Entries from a dataset:
○ ○ ○ ○ ○ ○ ○

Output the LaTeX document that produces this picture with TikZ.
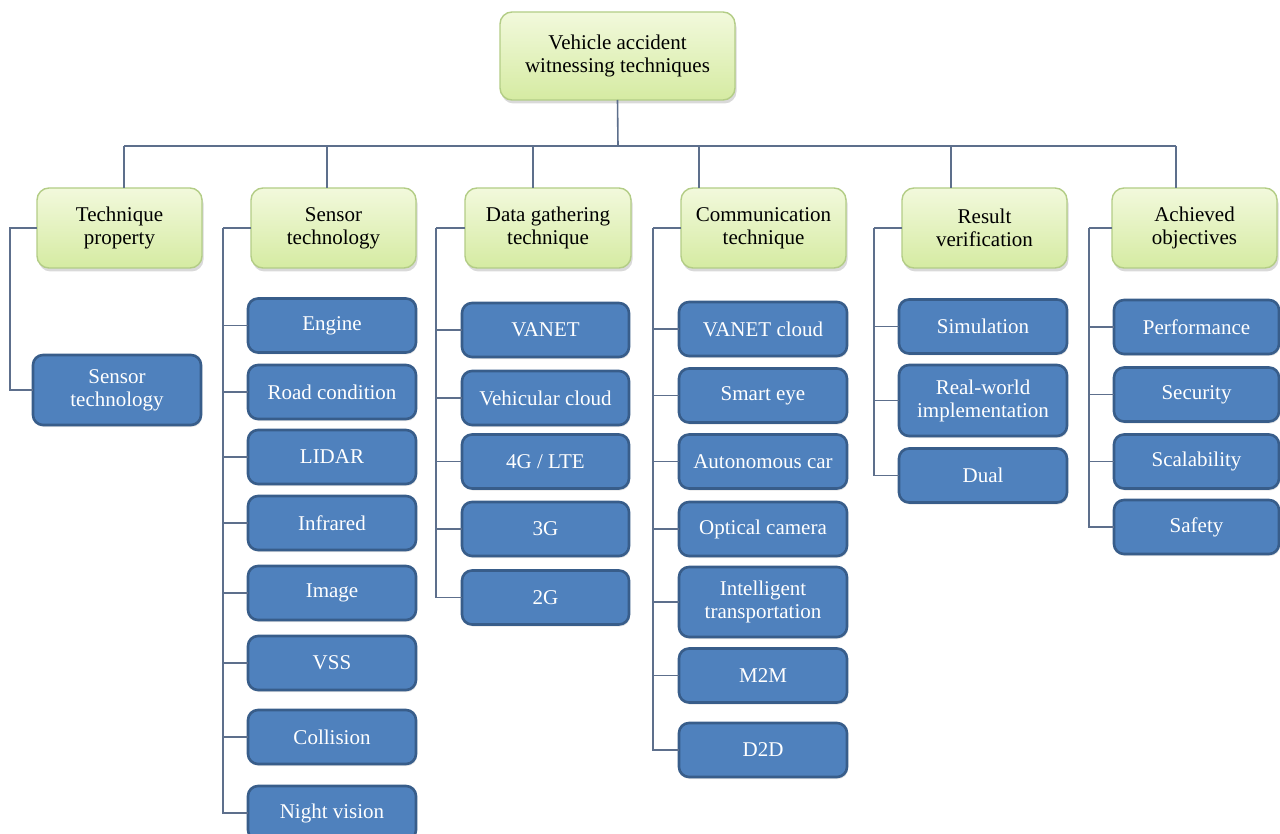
\documentclass[tikz,border=0pt]{standalone}
\usepackage{fontspec}
\setmainfont{Liberation Serif}
\usetikzlibrary{shadows}
\definecolor{bluefill}{HTML}{4F81BD}
\definecolor{blueedge}{HTML}{385D8A}
\definecolor{greentop}{HTML}{F2F9DC}
\definecolor{greenbot}{HTML}{D5EBA2}
\definecolor{greenedge}{HTML}{B3CD86}
\definecolor{linkcol}{HTML}{5D6F8C}
\tikzset{
  greenbox/.style={rectangle, rounded corners=12pt, draw=greenedge, line width=1.4pt,
    top color=greentop, bottom color=greenbot, text=black, align=center,
    inner sep=0pt, outer sep=0pt, font=\fontsize{21}{23}\selectfont,
    drop shadow={shadow xshift=1.5pt, shadow yshift=-3.5pt, opacity=0.3}},
  bluebox/.style={rectangle, rounded corners=10pt, draw=blueedge, line width=2.6pt,
    fill=bluefill, text=white, align=center, minimum width=168pt, minimum height=54pt,
    inner sep=0pt, outer sep=0pt, font=\fontsize{21}{23}\selectfont,
    drop shadow={shadow xshift=1pt, shadow yshift=-2pt, opacity=0.2}},
  link/.style={draw=linkcol, line width=1.6pt}
}
\begin{document}
\begin{tikzpicture}[x=1pt,y=-1pt]
\useasboundingbox (0,0) rectangle (1280,834);
% top
\node[greenbox, minimum width=235pt, minimum height=88pt] (top) at (617.5,56) {Vehicle accident\\witnessing techniques};
% level 2
\node[greenbox, minimum width=165pt, minimum height=80pt] (tp) at (119.5,228) {Technique\\property};
\node[greenbox, minimum width=165pt, minimum height=80pt] (st) at (333.5,228) {Sensor\\technology};
\node[greenbox, minimum width=166pt, minimum height=80pt] (dg) at (548,228) {Data gathering\\technique};
\node[greenbox, minimum width=165pt, minimum height=80pt] (ct) at (763.5,228) {Communication\\technique};
\node[greenbox, minimum width=165pt, minimum height=80pt] (rv) at (984.5,228) {Result\\verification};
\node[greenbox, minimum width=165pt, minimum height=80pt] (ao) at (1194.5,228) {Achieved\\objectives};
% bus
\coordinate (bus) at (618,146);
\draw[link] (top.south) -- (bus);
\draw[link] (124,146) -- (1176,146);
\draw[link] (124,146) -- (124,188);
\draw[link] (327,146) -- (327,188);
\draw[link] (533,146) -- (533,188);
\draw[link] (699,146) -- (699,188);
\draw[link] (951,146) -- (951,188);
\draw[link] (1176,146) -- (1176,188);
% technique property children
\node[bluebox, minimum height=70pt] (tp1) at (117,390) {Sensor\\technology};
% sensor technology children
\node[bluebox] (st1) at (332,325.5) {Engine};
\node[bluebox] (st2) at (332,392) {Road condition};
\node[bluebox] (st3) at (332,457) {LIDAR};
\node[bluebox] (st4) at (332,523) {Infrared};
\node[bluebox] (st5) at (332,593) {Image};
\node[bluebox] (st6) at (332,663) {VSS};
\node[bluebox] (st7) at (332,737) {Collision};
\node[bluebox] (st8) at (332,813) {Night vision};
% data gathering children
\node[bluebox, minimum width=167pt] (dg1) at (545.5,330) {VANET};
\node[bluebox, minimum width=167pt] (dg2) at (545.5,398) {Vehicular cloud};
\node[bluebox, minimum width=167pt] (dg3) at (545.5,461.5) {4G / LTE};
\node[bluebox, minimum width=167pt] (dg4) at (545.5,529) {3G};
\node[bluebox, minimum width=167pt] (dg5) at (545.5,597.5) {2G};
% communication children
\node[bluebox] (ct1) at (763,329) {VANET cloud};
\node[bluebox] (ct2) at (763,395.5) {Smart eye};
\node[bluebox] (ct3) at (763,461.5) {Autonomous car};
\node[bluebox] (ct4) at (763,529) {Optical camera};
\node[bluebox, minimum height=70pt] (ct5) at (763,602) {Intelligent\\transportation};
\node[bluebox] (ct6) at (763,675.5) {M2M};
\node[bluebox] (ct7) at (763,750) {D2D};
% result verification children
\node[bluebox] (rv1) at (983,326.5) {Simulation};
\node[bluebox, minimum height=71pt] (rv2) at (983,400.5) {Real-world\\implementation};
\node[bluebox] (rv3) at (983,475.5) {Dual};
% achieved objectives children
\node[bluebox, minimum width=165pt] (ao1) at (1196.5,327) {Performance};
\node[bluebox, minimum width=165pt] (ao2) at (1196.5,394.5) {Security};
\node[bluebox, minimum width=165pt] (ao3) at (1196.5,461.5) {Scalability};
\node[bluebox, minimum width=165pt] (ao4) at (1196.5,527) {Safety};
% connectors
\draw[link] (tp.west) -- ++(-27,0) coordinate (tpc) |- (tp1.west);
\draw[link] (st.west) -- ++(-28,0) coordinate (stc);
\foreach \c in {st1,st2,st3,st4,st5,st6,st7,st8} \draw[link] (stc) |- (\c.west);
\draw[link] (dg.west) -- ++(-29,0) coordinate (dgc);
\foreach \c in {dg1,dg2,dg3,dg4,dg5} \draw[link] (dgc) |- (\c.west);
\draw[link] (ct.west) -- ++(-28,0) coordinate (ctc);
\foreach \c in {ct1,ct2,ct3,ct4,ct5,ct6,ct7} \draw[link] (ctc) |- (\c.west);
\draw[link] (rv.west) -- ++(-28,0) coordinate (rvc);
\foreach \c in {rv1,rv2,rv3} \draw[link] (rvc) |- (\c.west);
\draw[link] (ao.west) -- ++(-23,0) coordinate (aoc);
\foreach \c in {ao1,ao2,ao3,ao4} \draw[link] (aoc) |- (\c.west);
\end{tikzpicture}
\end{document}
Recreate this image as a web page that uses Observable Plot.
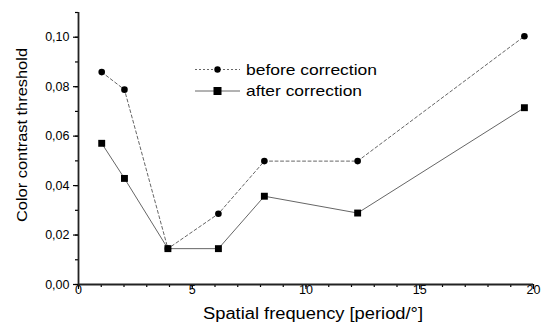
<!DOCTYPE html>
<html><head><meta charset="utf-8">
<script src="https://cdn.jsdelivr.net/npm/d3@7"></script>
<script src="https://cdn.jsdelivr.net/npm/@observablehq/plot@0.6"></script>
<style>
html,body{margin:0;padding:0;background:#fff;}
#chart{position:relative;width:544px;height:325px;}
</style>
</head><body><div id="chart"></div>
<script>
const freq = [1.02, 2.02, 3.93, 6.15, 8.17, 12.27, 19.6];
const before = [0.0859, 0.0788, 0.0145, 0.0286, 0.0499, 0.0499, 0.1004];
const after = [0.0571, 0.0429, 0.0145, 0.0145, 0.0357, 0.0289, 0.0715];
const xMajor = [0, 5, 10, 15, 20];
const xMinor = d3.range(0, 21, 1);
const yMajor = [0, 0.02, 0.04, 0.06, 0.08, 0.10];
const yMinor = d3.range(0, 0.111, 0.01);
const legendLabels = ["before correction", "after correction"];

const dBefore = freq.map((f, i) => ({x: f, y: before[i]}));
const dAfter = freq.map((f, i) => ({x: f, y: after[i]}));
const fmt = d => d3.format(".2f")(d).replace(".", ",");
const font = "'Liberation Sans', Arial, sans-serif";

const plot = Plot.plot({
  width: 544, height: 325,
  marginLeft: 78, marginRight: 11, marginTop: 12, marginBottom: 41,
  style: {fontFamily: font, fontSize: "12.5px", color: "#000", background: "#fff"},
  x: {domain: [0, 20], axis: null},
  y: {domain: [0, 0.11], axis: null},
  marks: [
    Plot.axisY({ticks: yMinor, tickSize: 3, tickFormat: () => "", strokeWidth: 1.2, label: null}),
    Plot.axisY({ticks: yMajor, tickSize: 5, tickPadding: 4, tickFormat: fmt, strokeWidth: 1.2, fontSize: 12.5, label: null}),
    Plot.axisX({ticks: xMinor, tickSize: 3, tickFormat: () => "", strokeWidth: 1.2, label: null}),
    Plot.axisX({ticks: xMajor, tickSize: 5, tickFormat: () => "", strokeWidth: 1.2, label: null}),
    Plot.axisX({ticks: xMajor, tickSize: 0, tickPadding: 1, fontSize: 12.5, label: null}),
    Plot.ruleY([0], {stroke: "#222", strokeWidth: 1.8}),
    Plot.ruleX([0], {stroke: "#222", strokeWidth: 1.8}),
    Plot.line(dBefore, {x: "x", y: "y", stroke: "#666", strokeWidth: 1, strokeDasharray: "3,2.5"}),
    Plot.line(dAfter, {x: "x", y: "y", stroke: "#666", strokeWidth: 1}),
    Plot.dot(dBefore, {x: "x", y: "y", r: 3.3, fill: "#000", stroke: "none"}),
    Plot.dot(dAfter, {x: "x", y: "y", r: 3.9, symbol: "square", fill: "#000", stroke: "none"})
  ]
});
document.getElementById("chart").appendChild(plot);

const svg = d3.select(plot);
// axis titles
svg.append("text").attr("x", 313).attr("y", 313).attr("dy", "0.35em").attr("text-anchor", "middle")
  .attr("textLength", 220).attr("lengthAdjust", "spacingAndGlyphs")
  .style("font-family", font).style("font-size", "16px").attr("fill", "#000")
  .text("Spatial frequency [period/°]");
svg.append("text").attr("transform", "translate(22,135) rotate(-90)").attr("dy", "0.35em").attr("text-anchor", "middle")
  .attr("textLength", 174).attr("lengthAdjust", "spacingAndGlyphs")
  .style("font-family", font).style("font-size", "15px").attr("fill", "#000")
  .text("Color contrast threshold");

// legend
const lg = svg.append("g").attr("transform", "translate(195,69.5)");
legendLabels.forEach((lab, i) => {
  const g = lg.append("g").attr("transform", `translate(0,${i * 21.5})`);
  g.append("line").attr("x1", 0).attr("x2", 45).attr("y1", 0).attr("y2", 0)
    .attr("stroke", "#666").attr("stroke-width", 1)
    .attr("stroke-dasharray", i === 0 ? "2,2" : null);
  if (i === 0) g.append("circle").attr("cx", 22.5).attr("cy", 0).attr("r", 3.2).attr("fill", "#000");
  else g.append("rect").attr("x", 18.5).attr("y", -4).attr("width", 8).attr("height", 8).attr("fill", "#000");
  g.append("text").attr("x", 51).attr("y", 0).attr("dy", "0.35em").attr("text-anchor", "start")
    .attr("textLength", i === 0 ? 131 : 116).attr("lengthAdjust", "spacingAndGlyphs")
    .style("font-family", font).style("font-size", "15px").attr("fill", "#000").text(lab);
});
</script></body></html>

○ ○ ○ ○ ○ ○ ○

Only a number is wanted: how many lines of the data above contain "that"?

*SOLUTION FOR THIS TASK*.
2